Scientists have long known that it's possible to artificially cool the planet by injecting tiny sulfur particles into the air to reflect sunlight. When Mount Pinatubo erupted in 1991, the large volcano injected so much sulfur-dioxide into the air that it cooled the Northern Hemisphere by as much as 2°C the following summer. The catch, unfortunately, is that this sort of geoengineering could have all sorts of unexpected side effects, like mucking up the world's rainfall patterns.

Nice and cool. (AP)

But what if people tried to do this locally? Imagine if — to throw out a wild hypothetical — certain regions of the United States were suffering from a severe heat wave. Would it be possible for a state or local community to inject sulfate aerosols into the air just to cool these areas down?

In theory, yes. But it's a very risky move. Four UCLA scientists recently wrote a paper on this exact topic and have just submitted it to the journal Atmospheric Chemistry and Physics. The researchers looked at the July 2006 heat wave in California, which lasted for 17 days and killed at least 140 people.

In theory, the scientists found, it would have been possible to artificially cool California by injecting sulfate aerosols into the atmosphere, some seven miles up. Computer modeling suggests that temperatures in the Central Valley would have dropped by as much as 7°C in the hottest part of the afternoons, with smaller heat relief in Los Angeles and other coastal areas.

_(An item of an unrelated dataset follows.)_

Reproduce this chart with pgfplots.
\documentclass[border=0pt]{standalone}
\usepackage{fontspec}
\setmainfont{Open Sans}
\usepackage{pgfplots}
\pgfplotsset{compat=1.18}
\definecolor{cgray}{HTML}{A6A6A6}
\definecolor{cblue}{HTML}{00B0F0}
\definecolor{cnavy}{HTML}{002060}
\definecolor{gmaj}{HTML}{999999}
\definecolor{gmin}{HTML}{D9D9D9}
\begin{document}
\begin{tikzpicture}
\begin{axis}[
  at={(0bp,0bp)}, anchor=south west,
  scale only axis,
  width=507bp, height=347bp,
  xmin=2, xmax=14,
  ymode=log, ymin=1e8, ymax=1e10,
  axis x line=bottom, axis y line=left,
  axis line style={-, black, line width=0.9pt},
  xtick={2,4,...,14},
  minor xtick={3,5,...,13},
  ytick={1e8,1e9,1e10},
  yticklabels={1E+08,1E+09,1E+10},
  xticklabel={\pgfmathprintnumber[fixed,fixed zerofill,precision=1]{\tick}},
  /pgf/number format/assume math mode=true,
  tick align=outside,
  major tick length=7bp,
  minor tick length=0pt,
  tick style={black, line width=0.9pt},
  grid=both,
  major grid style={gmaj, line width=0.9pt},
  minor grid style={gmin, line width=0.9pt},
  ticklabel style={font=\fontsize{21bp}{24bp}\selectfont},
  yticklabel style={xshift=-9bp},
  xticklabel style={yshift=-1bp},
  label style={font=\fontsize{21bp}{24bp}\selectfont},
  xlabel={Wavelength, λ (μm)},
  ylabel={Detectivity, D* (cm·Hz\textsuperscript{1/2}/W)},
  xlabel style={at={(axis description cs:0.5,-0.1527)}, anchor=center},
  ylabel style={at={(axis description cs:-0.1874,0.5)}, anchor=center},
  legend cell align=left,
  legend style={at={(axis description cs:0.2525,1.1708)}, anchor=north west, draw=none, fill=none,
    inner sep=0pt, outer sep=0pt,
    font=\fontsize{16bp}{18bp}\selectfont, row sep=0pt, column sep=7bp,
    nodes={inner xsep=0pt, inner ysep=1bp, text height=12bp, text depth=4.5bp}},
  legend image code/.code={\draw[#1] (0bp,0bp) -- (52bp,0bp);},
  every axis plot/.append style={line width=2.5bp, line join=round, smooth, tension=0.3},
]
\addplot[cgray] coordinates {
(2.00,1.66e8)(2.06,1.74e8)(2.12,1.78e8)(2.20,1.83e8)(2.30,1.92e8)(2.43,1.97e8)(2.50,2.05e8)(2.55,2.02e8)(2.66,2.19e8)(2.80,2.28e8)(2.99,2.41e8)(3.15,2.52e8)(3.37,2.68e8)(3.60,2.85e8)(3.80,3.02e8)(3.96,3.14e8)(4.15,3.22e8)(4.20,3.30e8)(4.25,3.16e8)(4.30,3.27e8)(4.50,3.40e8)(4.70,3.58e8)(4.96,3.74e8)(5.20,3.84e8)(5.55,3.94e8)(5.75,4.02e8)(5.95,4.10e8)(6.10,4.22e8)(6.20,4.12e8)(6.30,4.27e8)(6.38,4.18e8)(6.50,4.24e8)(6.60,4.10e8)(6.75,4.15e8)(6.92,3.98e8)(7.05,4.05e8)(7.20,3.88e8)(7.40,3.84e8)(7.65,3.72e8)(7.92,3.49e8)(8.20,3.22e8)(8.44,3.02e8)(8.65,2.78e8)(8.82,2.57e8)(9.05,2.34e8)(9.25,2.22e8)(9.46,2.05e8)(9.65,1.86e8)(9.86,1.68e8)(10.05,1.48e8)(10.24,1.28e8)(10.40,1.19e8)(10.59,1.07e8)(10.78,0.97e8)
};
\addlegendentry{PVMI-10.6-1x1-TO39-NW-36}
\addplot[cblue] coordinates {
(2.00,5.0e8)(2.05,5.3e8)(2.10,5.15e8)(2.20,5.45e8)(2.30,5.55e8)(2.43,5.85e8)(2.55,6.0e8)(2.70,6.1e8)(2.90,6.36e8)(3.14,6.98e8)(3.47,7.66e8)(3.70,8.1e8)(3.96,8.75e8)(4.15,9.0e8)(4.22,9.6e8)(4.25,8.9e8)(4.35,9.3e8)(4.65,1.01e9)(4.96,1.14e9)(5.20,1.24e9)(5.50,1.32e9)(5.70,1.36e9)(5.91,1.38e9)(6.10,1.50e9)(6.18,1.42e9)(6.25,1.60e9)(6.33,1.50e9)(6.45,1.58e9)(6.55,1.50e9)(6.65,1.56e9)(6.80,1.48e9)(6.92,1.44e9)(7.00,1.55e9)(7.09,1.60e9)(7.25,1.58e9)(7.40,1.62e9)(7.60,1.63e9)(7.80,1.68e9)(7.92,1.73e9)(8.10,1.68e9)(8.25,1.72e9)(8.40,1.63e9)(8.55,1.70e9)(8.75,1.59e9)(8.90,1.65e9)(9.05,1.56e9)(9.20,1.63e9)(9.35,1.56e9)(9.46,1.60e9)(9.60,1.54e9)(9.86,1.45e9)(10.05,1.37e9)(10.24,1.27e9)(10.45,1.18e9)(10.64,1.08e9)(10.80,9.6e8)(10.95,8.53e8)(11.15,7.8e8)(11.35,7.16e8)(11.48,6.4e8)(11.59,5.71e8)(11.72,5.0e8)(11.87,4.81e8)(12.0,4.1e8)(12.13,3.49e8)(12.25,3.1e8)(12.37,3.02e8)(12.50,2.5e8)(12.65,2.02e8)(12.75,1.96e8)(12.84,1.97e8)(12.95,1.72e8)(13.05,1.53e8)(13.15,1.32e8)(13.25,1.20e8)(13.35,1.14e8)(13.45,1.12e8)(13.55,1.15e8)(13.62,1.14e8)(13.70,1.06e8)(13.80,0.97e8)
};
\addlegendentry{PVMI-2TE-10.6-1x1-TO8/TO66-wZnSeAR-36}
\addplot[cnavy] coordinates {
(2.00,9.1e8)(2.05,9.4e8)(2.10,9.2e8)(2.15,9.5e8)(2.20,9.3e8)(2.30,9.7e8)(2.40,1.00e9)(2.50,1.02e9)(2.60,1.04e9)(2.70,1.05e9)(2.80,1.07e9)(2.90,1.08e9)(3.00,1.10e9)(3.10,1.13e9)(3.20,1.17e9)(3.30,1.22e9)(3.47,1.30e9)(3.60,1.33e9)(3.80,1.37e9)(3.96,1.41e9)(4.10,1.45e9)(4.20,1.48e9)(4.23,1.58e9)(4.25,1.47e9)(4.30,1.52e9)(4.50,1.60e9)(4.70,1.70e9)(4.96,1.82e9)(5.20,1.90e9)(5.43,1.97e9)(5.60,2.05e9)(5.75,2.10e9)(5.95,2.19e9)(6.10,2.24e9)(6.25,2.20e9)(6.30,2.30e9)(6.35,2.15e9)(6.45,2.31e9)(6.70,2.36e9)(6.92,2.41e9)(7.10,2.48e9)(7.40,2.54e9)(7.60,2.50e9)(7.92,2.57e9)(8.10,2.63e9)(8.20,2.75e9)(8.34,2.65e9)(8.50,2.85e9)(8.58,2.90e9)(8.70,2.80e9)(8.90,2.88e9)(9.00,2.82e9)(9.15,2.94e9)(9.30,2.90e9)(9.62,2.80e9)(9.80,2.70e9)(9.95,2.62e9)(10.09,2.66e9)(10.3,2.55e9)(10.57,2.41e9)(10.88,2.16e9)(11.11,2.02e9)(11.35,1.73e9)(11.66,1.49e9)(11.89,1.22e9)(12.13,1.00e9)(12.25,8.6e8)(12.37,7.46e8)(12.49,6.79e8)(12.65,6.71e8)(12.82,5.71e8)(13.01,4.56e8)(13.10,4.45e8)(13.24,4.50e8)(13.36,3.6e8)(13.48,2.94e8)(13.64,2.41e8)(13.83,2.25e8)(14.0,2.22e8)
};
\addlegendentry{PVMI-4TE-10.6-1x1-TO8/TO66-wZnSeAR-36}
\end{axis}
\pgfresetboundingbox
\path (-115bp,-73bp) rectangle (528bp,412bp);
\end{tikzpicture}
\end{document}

But there would be serious downsides, too: For one, this would require a substantial amount of aerosol to be "lofted" into the atmosphere — and it would have to be launched into the air repeatedly, and for each region. That's not an easy task. More significantly, lacing the atmosphere with aerosols could mess with local rainfall patterns — a risky move for a region that's often afflicted by drought. It could also further deplete the ozone layer.

Those side effects, the authors argue, make this sort of geoengineering a much riskier and less-preferable climate solution than cutting carbon emissions and slowing the pace of global warming the old-fashioned way.

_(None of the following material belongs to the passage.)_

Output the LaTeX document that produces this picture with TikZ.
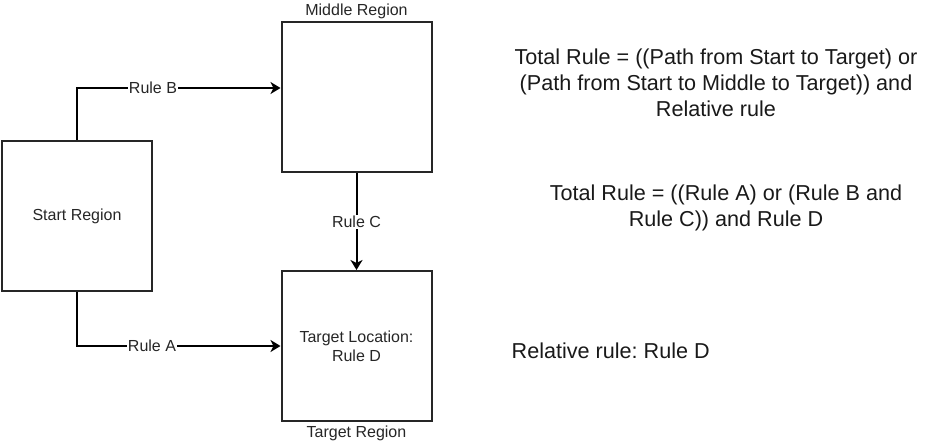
\documentclass[tikz,border=0pt]{standalone}
\usepackage{fontspec}
\setmainfont{Liberation Sans}
\usetikzlibrary{arrows.meta}
\frenchspacing
\begin{document}
\begin{tikzpicture}[x=1pt,y=-1pt,
  region/.style={draw=black!85,line width=2pt,minimum width=150pt,minimum height=150pt,inner sep=0pt,align=center,font=\fontsize{16}{19.2}\selectfont,text=black!85},
  regcaption/.style={font=\fontsize{16}{19.2}\selectfont,text=black!85,inner sep=0pt},
  lbl/.style={fill=white,font=\fontsize{16}{19.2}\selectfont,text=black!85,inner sep=1pt},
  big/.style={font=\fontsize{21.6}{26}\selectfont,text=black!90,align=center,inner sep=0pt},
  conn/.style={line width=2pt,black,-{Stealth[length=10pt,width=12pt,inset=3pt]}}]
\useasboundingbox (0,0) rectangle (942,442);
\node[region] (start) at (77,216) {Start Region};
\node[region] (middle) at (356.5,96.5) {};
\node[region] (target) at (356.5,346) {Target Location:\\Rule D};
\node[regcaption,anchor=base] (mcap) at (356.5,15.5) {Middle Region};
\node[regcaption,anchor=base] (tcap) at (356.5,437.5) {Target Region};
\coordinate (bend1) at (77,88);
\coordinate (bend2) at (start.south |- target.west);
\draw[conn] (start.north) -- (bend1) -- (middle.west |- bend1);
\draw[conn] (start.south) -- (bend2) -- (target.west);
\draw[conn] (middle.south) -- (target.north);
\node[lbl] (rb) at (153,88) {Rule B};
\node[lbl] (ra) at (152,346) {Rule A};
\node[lbl] (rc) at (356.5,222) {Rule C};
\node[big] (t1) at (716,83) {Total Rule = ((Path from Start to Target) or\\(Path from Start to Middle to Target)) and\\Relative rule};
\node[big] (t2) at (726,207.5) {Total Rule = ((Rule A) or (Rule B and\\Rule C)) and Rule D};
\node[big,anchor=base west] (t3) at (511.5,358) {Relative rule: Rule D};
\end{tikzpicture}
\end{document}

Yet this paper also highlights one of the legal quandaries around geoengineering. Right now, there are few rules governing these techniques. And at some point in the future, squirting sulfates into the air could become cheap enough that any local community could do it. So what if a region wilting under a heat wave decides to engage in a bit of artificial cooling, even if it ends up screwing up precipitation for a neighboring area or country? Who would stop them? How would that decision get made?